The listing below holds a line with "The picture is" and a later line with "const BOTTOM = 1305;". Write out those two lines and every line between them, exactly, and nothing else.

-------- ITEMS --------

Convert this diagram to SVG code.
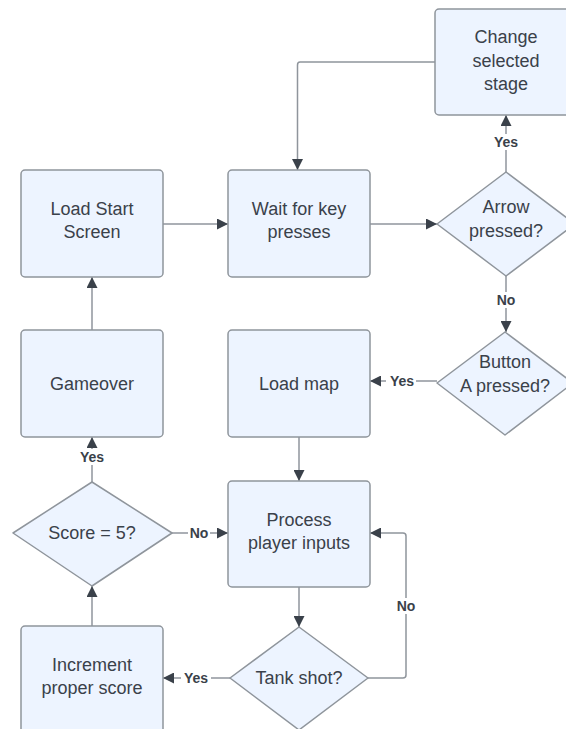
<svg xmlns="http://www.w3.org/2000/svg" width="566" height="729" viewBox="0 0 566 729">
<style>
.n{fill:#edf4ff;stroke:#8f959c;stroke-width:1.5}
.t{font-family:"Liberation Sans",Arial,sans-serif;font-size:18px;fill:#3a414a;text-anchor:middle}
.l{font-family:"Liberation Sans",Arial,sans-serif;font-size:14px;font-weight:bold;fill:#3a414a;text-anchor:middle}
.c{fill:none;stroke:#8f959c;stroke-width:1.5}
.bg{fill:#ffffff}
</style>
<defs>
<marker id="a" viewBox="0 0 10 10" refX="10" refY="5" markerWidth="11" markerHeight="11" markerUnits="userSpaceOnUse" orient="auto">
<path d="M0,0 L10,5 L0,10 Z" fill="#3a414a"/>
</marker>
</defs>
<rect width="566" height="729" fill="#ffffff"/>
<g id="connectors">
<path class="c" d="M163,224 H228" marker-end="url(#a)"/>
<path class="c" d="M370,224 H437" marker-end="url(#a)"/>
<path class="c" d="M435,62 H300 Q297.5,62 297.5,65 V170" marker-end="url(#a)"/>
<path class="c" d="M506,172 V115" marker-end="url(#a)"/>
<rect class="bg" x="490" y="134" width="32" height="16"/>
<text class="l" x="506" y="147">Yes</text>
<path class="c" d="M506,276 V332" marker-end="url(#a)"/>
<rect class="bg" x="494" y="292" width="24" height="16"/>
<text class="l" x="506" y="305">No</text>
<path class="c" d="M437,381 H370" marker-end="url(#a)"/>
<rect class="bg" x="386" y="373" width="30" height="16"/>
<text class="l" x="402" y="386">Yes</text>
<path class="c" d="M299,437 V481" marker-end="url(#a)"/>
<path class="c" d="M92,330 V277" marker-end="url(#a)"/>
<path class="c" d="M92,482 V437" marker-end="url(#a)"/>
<rect class="bg" x="77" y="449" width="30" height="16"/>
<text class="l" x="92" y="462">Yes</text>
<path class="c" d="M172,533 H228" marker-end="url(#a)"/>
<rect class="bg" x="188" y="525" width="22" height="16"/>
<text class="l" x="199" y="538">No</text>
<path class="c" d="M299,587 V627" marker-end="url(#a)"/>
<path class="c" d="M368,678 H403 Q406,678 406,675 V536 Q406,533 403,533 H370" marker-end="url(#a)"/>
<rect class="bg" x="395" y="598" width="22" height="16"/>
<text class="l" x="406" y="611">No</text>
<path class="c" d="M230,678 H163" marker-end="url(#a)"/>
<rect class="bg" x="181" y="670" width="30" height="16"/>
<text class="l" x="196" y="683">Yes</text>
<path class="c" d="M92,626 V586" marker-end="url(#a)"/>
</g>
<g id="load-start">
<rect class="n" x="21" y="170" width="142" height="107" rx="4"/>
<text class="t" x="92" y="215">Load Start</text>
<text class="t" x="92" y="238">Screen</text>
</g>
<g id="wait">
<rect class="n" x="228" y="170" width="142" height="107" rx="4"/>
<text class="t" x="299" y="215">Wait for key</text>
<text class="t" x="299" y="238">presses</text>
</g>
<g id="change-stage">
<rect class="n" x="435" y="9" width="142" height="106" rx="4"/>
<text class="t" x="506" y="43">Change</text>
<text class="t" x="506" y="67">selected</text>
<text class="t" x="506" y="90">stage</text>
</g>
<g id="arrow-pressed">
<path class="n" d="M506,172 L575,224 L506,276 L437,224 Z" stroke-linejoin="round"/>
<text class="t" x="506" y="213">Arrow</text>
<text class="t" x="506" y="237">pressed?</text>
</g>
<g id="button-a">
<path class="n" d="M505,332 L573,383 L505,435 L437,383 Z" stroke-linejoin="round"/>
<text class="t" x="505" y="368">Button</text>
<text class="t" x="505" y="392">A pressed?</text>
</g>
<g id="load-map">
<rect class="n" x="228" y="330" width="142" height="107" rx="4"/>
<text class="t" x="299" y="390">Load map</text>
</g>
<g id="gameover">
<rect class="n" x="21" y="330" width="142" height="107" rx="4"/>
<text class="t" x="92" y="390">Gameover</text>
</g>
<g id="score">
<path class="n" d="M92,482 L172,533 L92,586 L13,533 Z" stroke-linejoin="round"/>
<text class="t" x="92" y="539">Score = 5?</text>
</g>
<g id="process">
<rect class="n" x="228" y="481" width="142" height="106" rx="4"/>
<text class="t" x="299" y="526">Process</text>
<text class="t" x="299" y="549">player inputs</text>
</g>
<g id="tank-shot">
<path class="n" d="M299,627 L368,678 L299,730 L230,678 Z" stroke-linejoin="round"/>
<text class="t" x="299" y="684">Tank shot?</text>
</g>
<g id="increment">
<rect class="n" x="21" y="626" width="142" height="108" rx="4"/>
<text class="t" x="92" y="671">Increment</text>
<text class="t" x="92" y="694">proper score</text>
</g>
</svg>
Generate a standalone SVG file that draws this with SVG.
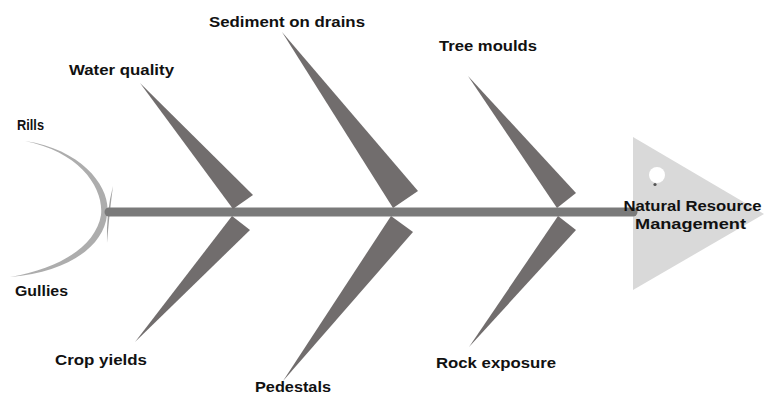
<svg xmlns="http://www.w3.org/2000/svg" width="764" height="394" viewBox="0 0 764 394">
<style>
.lbl{font-family:"Liberation Sans",Arial,sans-serif;font-weight:bold;font-size:15px;fill:#111}
.bone{fill:#716d6d}
</style>
<rect width="764" height="394" fill="#ffffff"/>
<g id="head">
<polygon points="633,137 764,214 633,290" fill="#d9d9d9"/>
<circle cx="657" cy="175" r="8" fill="#ffffff"/>
<circle cx="655" cy="184.5" r="1.6" fill="#555"/>
</g>
<g id="tail">
<path d="M25,141 C85,150 112,190 107,215 C104,245 70,272 10,277 C62,268 96,245 101,215 C104,188 80,152 25,141 Z" fill="#8a8a8a" fill-opacity="0.7"/>
<path d="M113,186 Q106,212 107,243 Q109.5,212 113,186 Z" fill="#8a8a8a" fill-opacity="0.8"/>
</g>
<g id="connectors">
<line x1="109" y1="212" x2="633" y2="212" stroke="#7a7a7a" stroke-width="9" stroke-linecap="round"/>
</g>
<g id="water-quality">
<polygon class="bone" points="140,83 253,195 233,209"/>
<text class="lbl" x="69" y="75" textLength="105" lengthAdjust="spacingAndGlyphs">Water quality</text>
</g>
<g id="crop-yields">
<polygon class="bone" points="135,342 250,230 232,216"/>
<text class="lbl" x="55" y="365" textLength="92" lengthAdjust="spacingAndGlyphs">Crop yields</text>
</g>
<g id="sediment-on-drains">
<polygon class="bone" points="282,32 418,191 393,208"/>
<text class="lbl" x="209" y="27" textLength="156" lengthAdjust="spacingAndGlyphs">Sediment on drains</text>
</g>
<g id="pedestals">
<polygon class="bone" points="283,381 413,232 391,216"/>
<text class="lbl" x="255" y="392" textLength="76" lengthAdjust="spacingAndGlyphs">Pedestals</text>
</g>
<g id="tree-moulds">
<polygon class="bone" points="468,76 576,193 557,208"/>
<text class="lbl" x="439" y="51" textLength="98" lengthAdjust="spacingAndGlyphs">Tree moulds</text>
</g>
<g id="rock-exposure">
<polygon class="bone" points="469,347 576,230 558,216"/>
<text class="lbl" x="436" y="368" textLength="120" lengthAdjust="spacingAndGlyphs">Rock exposure</text>
</g>
<g id="rills">
<text class="lbl" x="17" y="130" textLength="27" lengthAdjust="spacingAndGlyphs">Rills</text>
</g>
<g id="gullies">
<text class="lbl" x="15" y="296" textLength="53" lengthAdjust="spacingAndGlyphs">Gullies</text>
</g>
<g id="natural-resource-management">
<text class="lbl" x="692.5" y="211" text-anchor="middle" textLength="138" lengthAdjust="spacingAndGlyphs">Natural Resource</text>
<text class="lbl" x="690.5" y="229" text-anchor="middle" textLength="111" lengthAdjust="spacingAndGlyphs">Management</text>
</g>
</svg>
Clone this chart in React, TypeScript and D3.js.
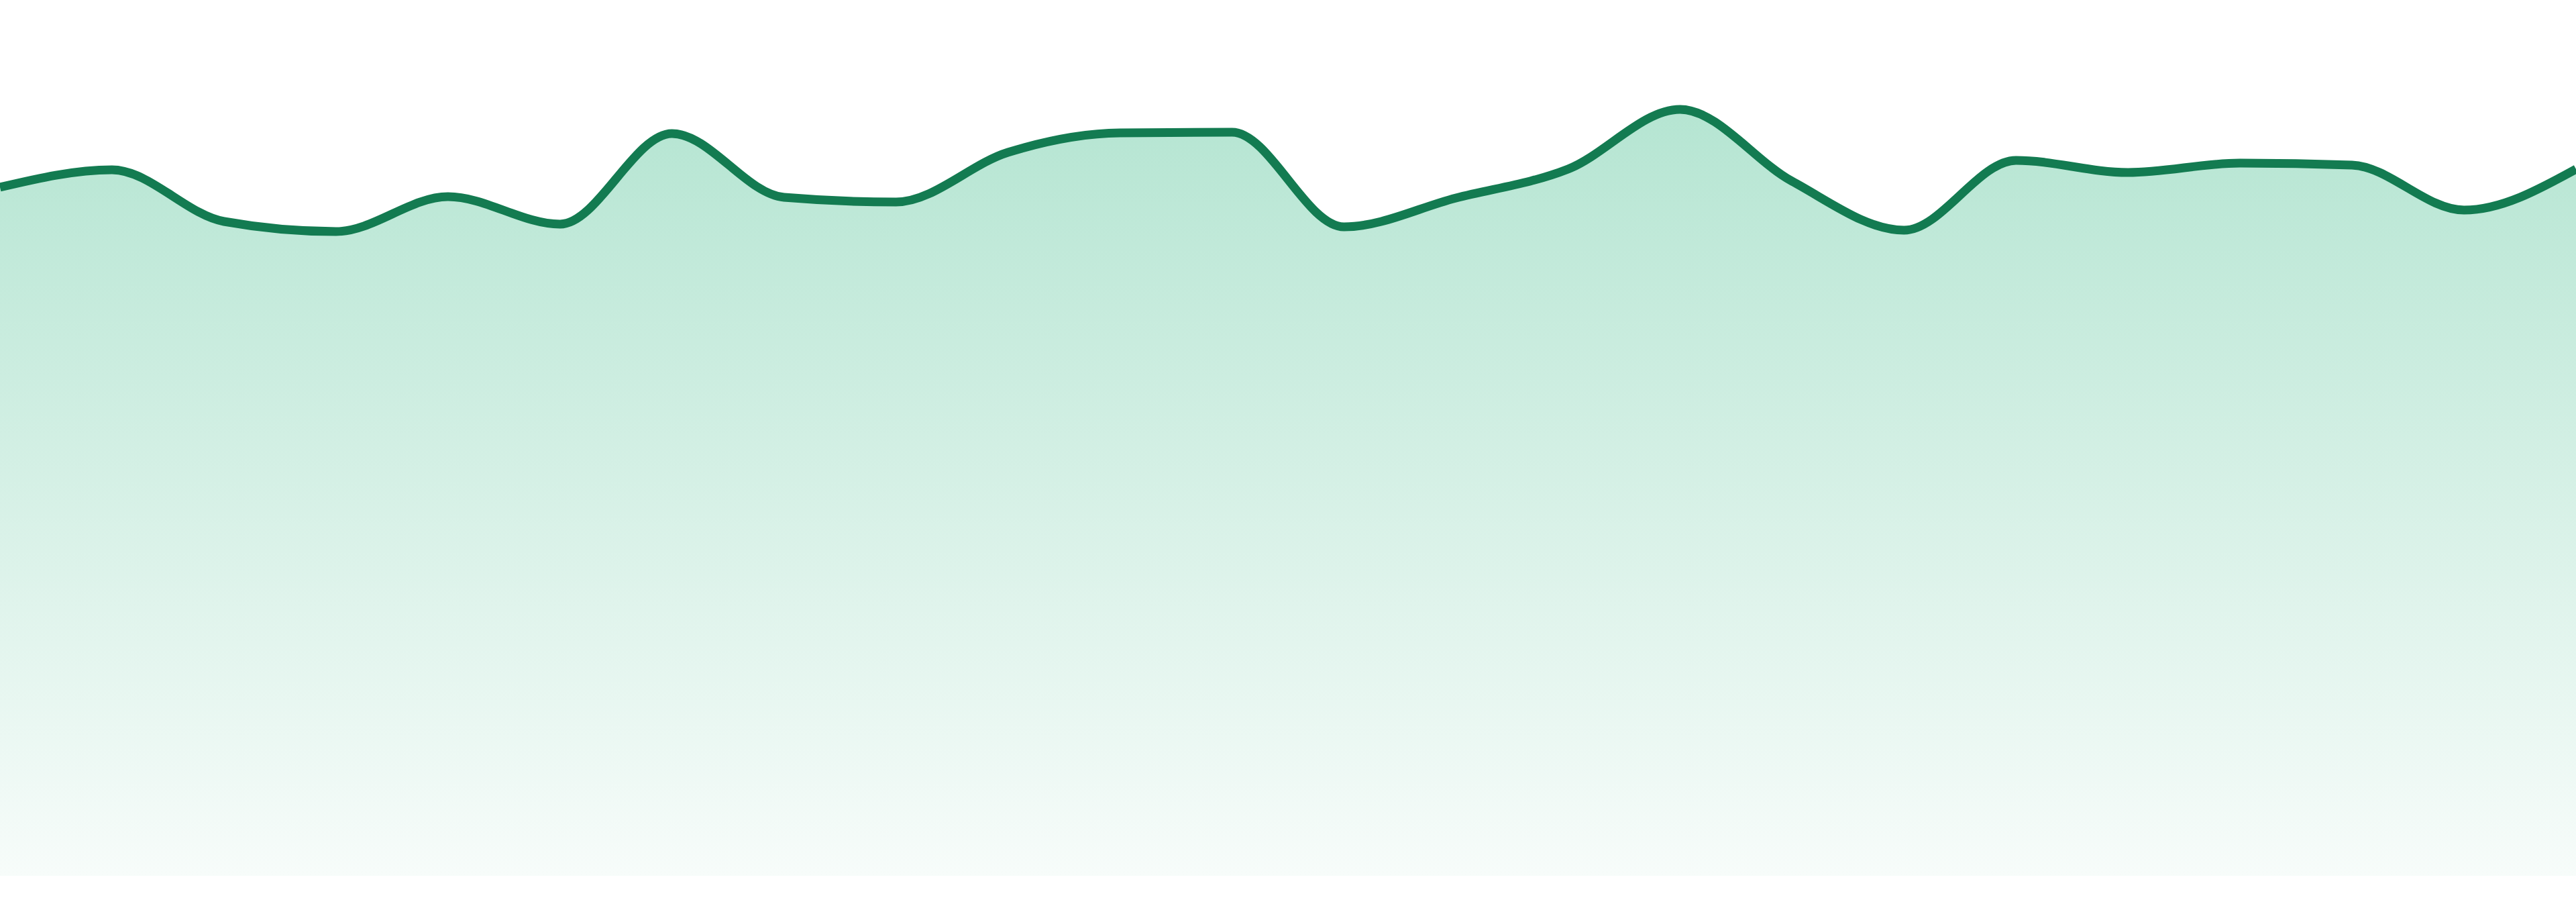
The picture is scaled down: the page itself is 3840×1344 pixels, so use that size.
import React from "react";
import * as d3 from "d3";

const categories: string[] = [
  "01", "02", "03", "04", "05", "06", "07", "08", "09", "10", "11", "12",
  "13", "14", "15", "16", "17", "18", "19", "20", "21", "22", "23", "24",
];

const values: number[] = [
  1026, 1052, 975, 960, 1012, 971, 1106, 1011, 1004, 1078, 1107, 1108,
  967, 1010, 1053, 1142, 1035, 962, 1066, 1048, 1062, 1059, 992, 1053,
];

const W = 3840;
const H = 1344;
const BOTTOM = 1305;

export default function App() {
  const x = d3.scalePoint<string>().domain(categories).range([0, W]).padding(0);
  const y = d3.scaleLinear().domain([0, 1305]).range([BOTTOM, 0]);

  const pts = categories.map((c, i) => ({ c, v: values[i] }));

  const area = d3
    .area<{ c: string; v: number }>()
    .x((d) => x(d.c) as number)
    .y0(y(0))
    .y1((d) => y(d.v))
    .curve(d3.curveMonotoneX);

  const line = d3
    .line<{ c: string; v: number }>()
    .x((d) => x(d.c) as number)
    .y((d) => y(d.v))
    .curve(d3.curveMonotoneX);

  const top = y(d3.max(values) as number);

  return (
    <svg
      width={W}
      height={H}
      style={{ position: "absolute", left: 0, top: 0, display: "block" }}
    >
      <defs>
        <linearGradient
          id="fillGrad"
          gradientUnits="userSpaceOnUse"
          x1={0}
          y1={top}
          x2={0}
          y2={BOTTOM}
        >
          <stop offset="0%" stopColor="#b5e5d2" />
          <stop offset="100%" stopColor="#f7fcfa" />
        </linearGradient>
      </defs>
      <rect x={0} y={0} width={W} height={H} fill="#ffffff" />
      <path d={area(pts) || ""} fill="url(#fillGrad)" />
      <path
        d={line(pts) || ""}
        fill="none"
        stroke="#137b51"
        strokeWidth={13}
        strokeLinejoin="round"
      />
    </svg>
  );
}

--------

◆ **EXERCISE SOLUTION**
The picture is scaled down: the page itself is 3840×1344 pixels, so use that size.
import React from "react";
import * as d3 from "d3";

const categories: string[] = [
  "01", "02", "03", "04", "05", "06", "07", "08", "09", "10", "11", "12",
  "13", "14", "15", "16", "17", "18", "19", "20", "21", "22", "23", "24",
];

const values: number[] = [
  1026, 1052, 975, 960, 1012, 971, 1106, 1011, 1004, 1078, 1107, 1108,
  967, 1010, 1053, 1142, 1035, 962, 1066, 1048, 1062, 1059, 992, 1053,
];

const W = 3840;
const H = 1344;
const BOTTOM = 1305;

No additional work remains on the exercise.